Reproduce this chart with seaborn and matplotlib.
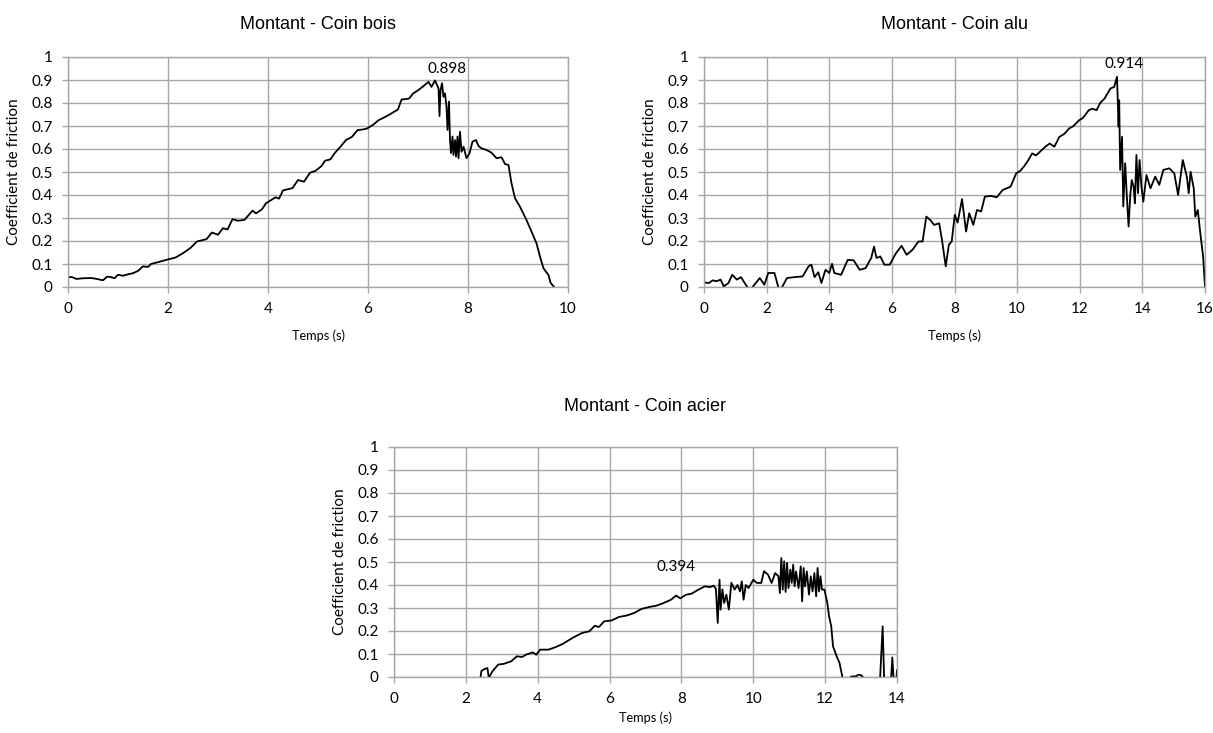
import numpy as np
import pandas as pd
import matplotlib
matplotlib.use("Agg")
import matplotlib.pyplot as plt
import seaborn as sns

# ---- Montant - Coin bois ----
t_bois = [0.0, 0.08, 0.17, 0.3, 0.47, 0.58, 0.70, 0.78, 0.86, 0.93, 1.0, 1.1, 1.2, 1.3,
          1.4, 1.5, 1.6, 1.66, 1.8, 2.0, 2.15, 2.3, 2.45, 2.58, 2.77, 2.88,
          3.0, 3.1, 3.19, 3.29, 3.4, 3.53, 3.69, 3.76, 3.88, 3.96, 4.15, 4.22, 4.3, 4.49,
          4.6, 4.72, 4.84, 4.95, 5.07, 5.14, 5.25, 5.33, 5.45, 5.56, 5.68, 5.79, 5.9,
          5.98, 6.1, 6.21, 6.33, 6.44, 6.6, 6.67, 6.82, 6.9,
          7.0, 7.09, 7.21, 7.27, 7.34, 7.41, 7.43, 7.45, 7.48, 7.51, 7.54, 7.57, 7.59, 7.62,
          7.64, 7.66, 7.69, 7.71, 7.74, 7.76, 7.79, 7.81, 7.84, 7.87, 7.91, 7.97, 8.03,
          8.09, 8.16, 8.21, 8.27, 8.37, 8.47, 8.57, 8.67, 8.74, 8.81, 8.87, 8.94, 9.04,
          9.17, 9.27, 9.37, 9.44, 9.51, 9.61, 9.65, 9.72]
mu_bois = [0.043, 0.043, 0.035, 0.038, 0.039, 0.035, 0.029, 0.045, 0.043, 0.038, 0.053,
           0.049, 0.055, 0.06, 0.07, 0.09, 0.087, 0.10, 0.108, 0.12, 0.128, 0.147, 0.17,
           0.198, 0.208, 0.237, 0.227, 0.256, 0.25, 0.295, 0.288, 0.292, 0.332, 0.32,
           0.338, 0.364, 0.39, 0.384, 0.42, 0.43, 0.465, 0.458, 0.497, 0.505, 0.526,
           0.549, 0.555, 0.581, 0.61, 0.639, 0.653, 0.682, 0.685, 0.689, 0.705, 0.725,
           0.738, 0.751, 0.772, 0.815, 0.819, 0.841, 0.855, 0.87, 0.892, 0.87, 0.898,
           0.864, 0.743, 0.855, 0.886, 0.827, 0.842, 0.784, 0.683, 0.806, 0.639, 0.582,
           0.654, 0.574, 0.639, 0.567, 0.654, 0.56, 0.675, 0.588, 0.61, 0.56, 0.581, 0.632,
           0.639, 0.613, 0.603, 0.596, 0.584, 0.56, 0.564, 0.535, 0.53, 0.451, 0.386,
           0.349, 0.291, 0.241, 0.19, 0.132, 0.081, 0.052, 0.019, 0.0]

# ---- Montant - Coin alu ----
t_alu = [0.0, 0.15, 0.28, 0.4, 0.53, 0.63, 0.78, 0.9, 1.05, 1.18, 1.4, 1.53, 1.78, 1.93,
         2.05, 2.25, 2.38, 2.48, 2.65, 2.9, 3.15, 3.34, 3.43, 3.53, 3.65, 3.75, 3.88, 4.0,
         4.09, 4.16, 4.38, 4.59, 4.78, 4.97, 5.16, 5.34, 5.43, 5.51, 5.63, 5.76, 5.93,
         6.13, 6.31, 6.47, 6.66, 6.85, 6.98, 7.1, 7.22, 7.35, 7.51, 7.6, 7.72, 7.82, 7.91,
         8.01, 8.1, 8.24, 8.37, 8.47, 8.6, 8.72, 8.85, 8.97, 9.16, 9.35, 9.54, 9.79, 9.97,
         10.1, 10.23, 10.35, 10.48, 10.6, 10.73, 10.9, 11.04, 11.19, 11.35, 11.5, 11.66,
         11.8, 11.98, 12.1, 12.29, 12.4, 12.54, 12.65, 12.79,
         12.98, 13.1, 13.19, 13.24, 13.26, 13.29, 13.35, 13.39, 13.45, 13.51, 13.56,
         13.61, 13.66, 13.72, 13.76, 13.81, 13.86, 13.91, 13.97, 14.03, 14.13, 14.26,
         14.41, 14.54, 14.67, 14.86, 15.02, 15.14, 15.29, 15.42, 15.48, 15.54, 15.64,
         15.69, 15.77, 15.85, 15.94, 16.0]
mu_alu = [0.02, 0.017, 0.029, 0.025, 0.032, 0.003, 0.017, 0.053, 0.032, 0.043, -0.004,
          -0.004, 0.039, 0.01, 0.061, 0.061, -0.004, -0.004, 0.039, 0.043, 0.046, 0.09,
          0.097, 0.043, 0.064, 0.017, 0.075, 0.061, 0.101, 0.061, 0.053, 0.118, 0.116,
          0.075, 0.082, 0.126, 0.176, 0.126, 0.133, 0.097, 0.097, 0.147, 0.179, 0.14,
          0.162, 0.198, 0.198, 0.306, 0.292, 0.27, 0.277, 0.205, 0.09, 0.184, 0.198,
          0.314, 0.28, 0.382, 0.241, 0.321, 0.27, 0.335, 0.328, 0.393, 0.396, 0.39,
          0.422, 0.436, 0.494, 0.505, 0.526, 0.55, 0.581, 0.572, 0.588, 0.61, 0.624, 0.61,
          0.653, 0.665, 0.689, 0.70, 0.725, 0.735, 0.769, 0.775, 0.769, 0.80, 0.819,
          0.863, 0.87, 0.914, 0.697, 0.812, 0.509, 0.653, 0.35,
          0.538, 0.379, 0.263, 0.393, 0.465, 0.436, 0.364, 0.574, 0.408, 0.552, 0.436,
          0.371, 0.487, 0.429, 0.48, 0.444, 0.509, 0.516, 0.494, 0.4, 0.552, 0.48, 0.408,
          0.501, 0.429, 0.306, 0.335, 0.234, 0.133, 0.0]

# ---- Montant - Coin acier ----
t_acier = [2.41, 2.43, 2.52, 2.6, 2.64, 2.74, 2.9, 3.05, 3.26, 3.42, 3.57, 3.67, 3.86,
           3.96, 4.07, 4.3, 4.5, 4.71, 4.97, 5.23, 5.44, 5.59, 5.7, 5.85, 6.06, 6.26,
           6.47, 6.68, 6.89, 7.09, 7.3, 7.51, 7.71, 7.85, 7.97, 8.13, 8.28, 8.44, 8.65,
           8.8, 8.9, 8.96, 9.01, 9.06, 9.09, 9.14, 9.19, 9.25, 9.32, 9.39, 9.48, 9.56,
           9.63, 9.68, 9.73, 9.79, 9.87, 10.0, 10.1, 10.22, 10.3, 10.41, 10.51, 10.61,
           10.7, 10.74, 10.78, 10.82, 10.86, 10.9, 10.94, 10.98, 11.03, 11.07, 11.11,
           11.15, 11.19, 11.26, 11.32, 11.36, 11.4, 11.44, 11.49, 11.55, 11.6, 11.65,
           11.7, 11.75, 11.79, 11.83, 11.87, 11.91, 11.98, 12.06, 12.11, 12.17, 12.22,
           12.32, 12.4, 12.48, 12.6, 12.72, 12.85, 12.93, 13.0, 13.05, 13.15, 13.5,
           13.6, 13.66, 13.8, 13.87, 13.94, 14.0]
mu_acier = [0.0, 0.025, 0.035, 0.039, -0.004, 0.025, 0.054, 0.057, 0.068, 0.09, 0.087,
            0.097, 0.107, 0.097, 0.119, 0.119, 0.13, 0.145, 0.17, 0.191, 0.199, 0.223,
            0.217, 0.242, 0.246, 0.261, 0.267, 0.278, 0.296, 0.304, 0.31, 0.322, 0.336,
            0.354, 0.342, 0.358, 0.362, 0.377, 0.394, 0.391, 0.397, 0.383, 0.235, 0.423,
            0.293, 0.381, 0.322, 0.358, 0.293, 0.41, 0.38, 0.4, 0.372, 0.416, 0.336, 0.4,
            0.387, 0.423, 0.409, 0.409, 0.46, 0.445, 0.409, 0.452, 0.438, 0.365, 0.517,
            0.38, 0.503, 0.37, 0.496, 0.387, 0.467, 0.409, 0.488, 0.394, 0.459, 0.387,
            0.481, 0.329, 0.474, 0.394, 0.459, 0.358, 0.438, 0.372, 0.452, 0.351, 0.474,
            0.372, 0.438, 0.38, 0.38, 0.322, 0.264, 0.22, 0.133, 0.09, 0.061, 0.0, -0.03,
            0.002, 0.003, 0.01, 0.008, 0.0, -0.05, -0.1, 0.22, -0.1, -0.1, 0.085, -0.1,
            0.03]

titles = ["Montant - Coin bois", "Montant - Coin alu", "Montant - Coin acier"]
x_max = [10, 16, 14]
x_step = [2, 2, 2]
y_ticks = [0, 0.1, 0.2, 0.3, 0.4, 0.5, 0.6, 0.7, 0.8, 0.9, 1]
y_tick_labels = ["0", "0.1", "0.2", "0.3", "0.4", "0.5", "0.6", "0.7", "0.8", "0.9", "1"]
labelled_t = [7.34, 13.19, 8.65]

sns.set_theme(style="whitegrid")
plt.rcParams["font.family"] = ["Lato", "DejaVu Sans"]

W, H = 1213, 733
fig = plt.figure(figsize=(W / 100, H / 100), dpi=100)
fig.patch.set_facecolor("white")

# pixel boxes (left, top, right, bottom) of the three plot areas
boxes = [(68, 57, 568, 287), (704, 57, 1205, 287), (394, 447, 897, 677)]
xlabel_y = [-0.183, -0.183, -0.150]
title_pad = [20, 20, 26]
# text offsets of value labels (points)
label_offsets = [(9, 3), (5, 4), (-21, 9)]

grid_c = "#a6a6a6"
series = [(t_bois, mu_bois), (t_alu, mu_alu), (t_acier, mu_acier)]

for i, ((t, mu), (l, tp, r, b)) in enumerate(zip(series, boxes)):
    ax = fig.add_axes([l / W, 1 - b / H, (r - l) / W, (b - tp) / H])
    df = pd.DataFrame({"Temps (s)": t, "Coefficient de friction": mu})
    sns.lineplot(data=df, x="Temps (s)", y="Coefficient de friction", ax=ax,
                 color="black", linewidth=1.3, estimator=None, sort=False)
    ax.set_xlim(0, x_max[i])
    ax.set_ylim(0, 1)
    ax.set_xticks(np.arange(0, x_max[i] + 0.01, x_step[i]))
    ax.set_yticks(y_ticks)
    ax.set_yticklabels(y_tick_labels)
    ax.grid(True, color=grid_c, linewidth=1.0)
    ax.set_facecolor("white")
    for s in ax.spines.values():
        s.set_color(grid_c)
        s.set_linewidth(1.0)
    ax.tick_params(axis="both", which="major", direction="out", length=4,
                   width=1.0, color=grid_c, labelsize=11, labelcolor="black", pad=7,
                   bottom=True, left=True)
    ax.set_xlabel("Temps (s)", fontsize=9.2, color="black")
    ax.set_ylabel("Coefficient de friction", fontsize=11, color="black")
    ax.xaxis.set_label_coords(0.5, xlabel_y[i])
    ax.yaxis.set_label_coords(-0.094, 0.5)
    ax.set_title(titles[i], family=["Liberation Sans", "DejaVu Sans"], fontsize=13,
                 color="black", pad=title_pad[i])

    # value label of the marked point
    k = int(np.argmin(np.abs(np.array(t) - labelled_t[i])))
    ax.annotate(f"{mu[k]:.3f}", xy=(t[k], mu[k]), xytext=label_offsets[i],
                textcoords="offset points", ha="center", va="bottom",
                fontsize=11, color="black", annotation_clip=False)

fig.savefig("out.png", dpi=100, facecolor="white")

* * * * * * * * *

* _Exercise_
From the first line of the listing above, repeat every line through the one holding "import seaborn as sns". Both ends count, and pictures stay out.

* _Solution for this task_
Reproduce this chart with seaborn and matplotlib.
import numpy as np
import pandas as pd
import matplotlib
matplotlib.use("Agg")
import matplotlib.pyplot as plt
import seaborn as sns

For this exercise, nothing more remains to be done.